[nanoChatGPT] How to represent reward model
tcbegley opened this issue · comments
The reward model is trained on proposed answers to a prompt which come in pairs, one marked as chosen, the other as rejected. The reward model should output a high score on the chosen answers, and a low score on the rejected.
It seems tricky to come up with a clean programming pattern for this using tensorclasses. Ideally it would be nice to represent the data using a tensorclass, and use TensorDictModule to perform a single forward pass on the data.
We have a tensorclass roughly of the form
@tensorclass
class Data:
prompt: torch.Tensor
chosen: torch.Tensor
rejected: torch.Tensor
We need to do two forward passes, subtract the results and backpropagate.
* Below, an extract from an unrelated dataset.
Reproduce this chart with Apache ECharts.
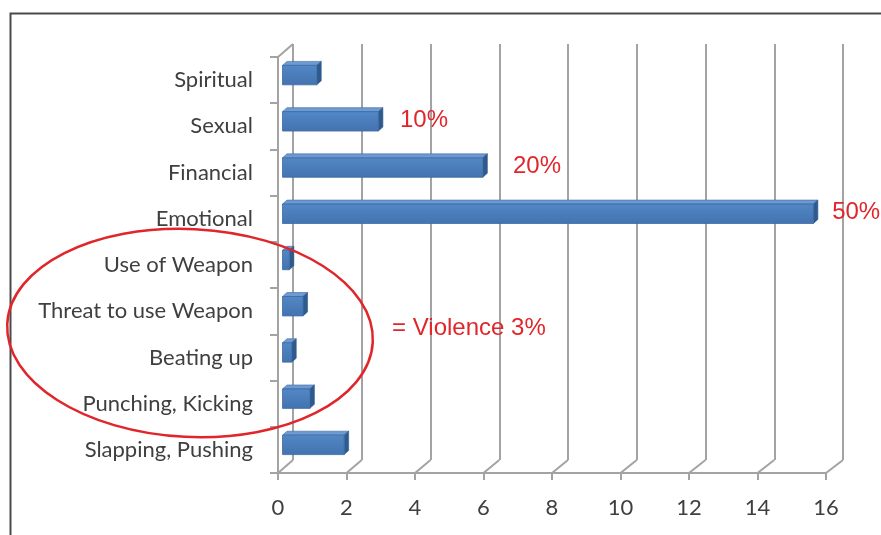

So we end up doing something roughly like this
chosen_loss = model(batch.prompt, batch.chosen)
rejected_loss = model(batch.prompt, batch.rejected)
loss = -torch.sigmoid(chosen_loss - rejected_loss)
which doesn't make use of TensorDictModule
. One possibility would be to do something like
chosen_model = TensorDictModule(model, ["prompt", "chosen"], ["chosen_loss"])
rejected_model = TensorDictModule(model, ["prompt", "rejected"], ["rejected_loss"])
chosen_model(batch)
rejected_model(batch)
loss = -torch.sigmoid(batch.chosen_loss - batch.rejected_loss)
We could even then combine these into a single call with TensorDictSequential
. The only problem is that this feels more complicated and hard to follow.
Similarly we could combine the forward passes of chosen and rejected examples into a single forward pass by adding in a flag which indicates the sign to be used for that example when aggregating the scores, but similarly that becomes more complex and hard to follow.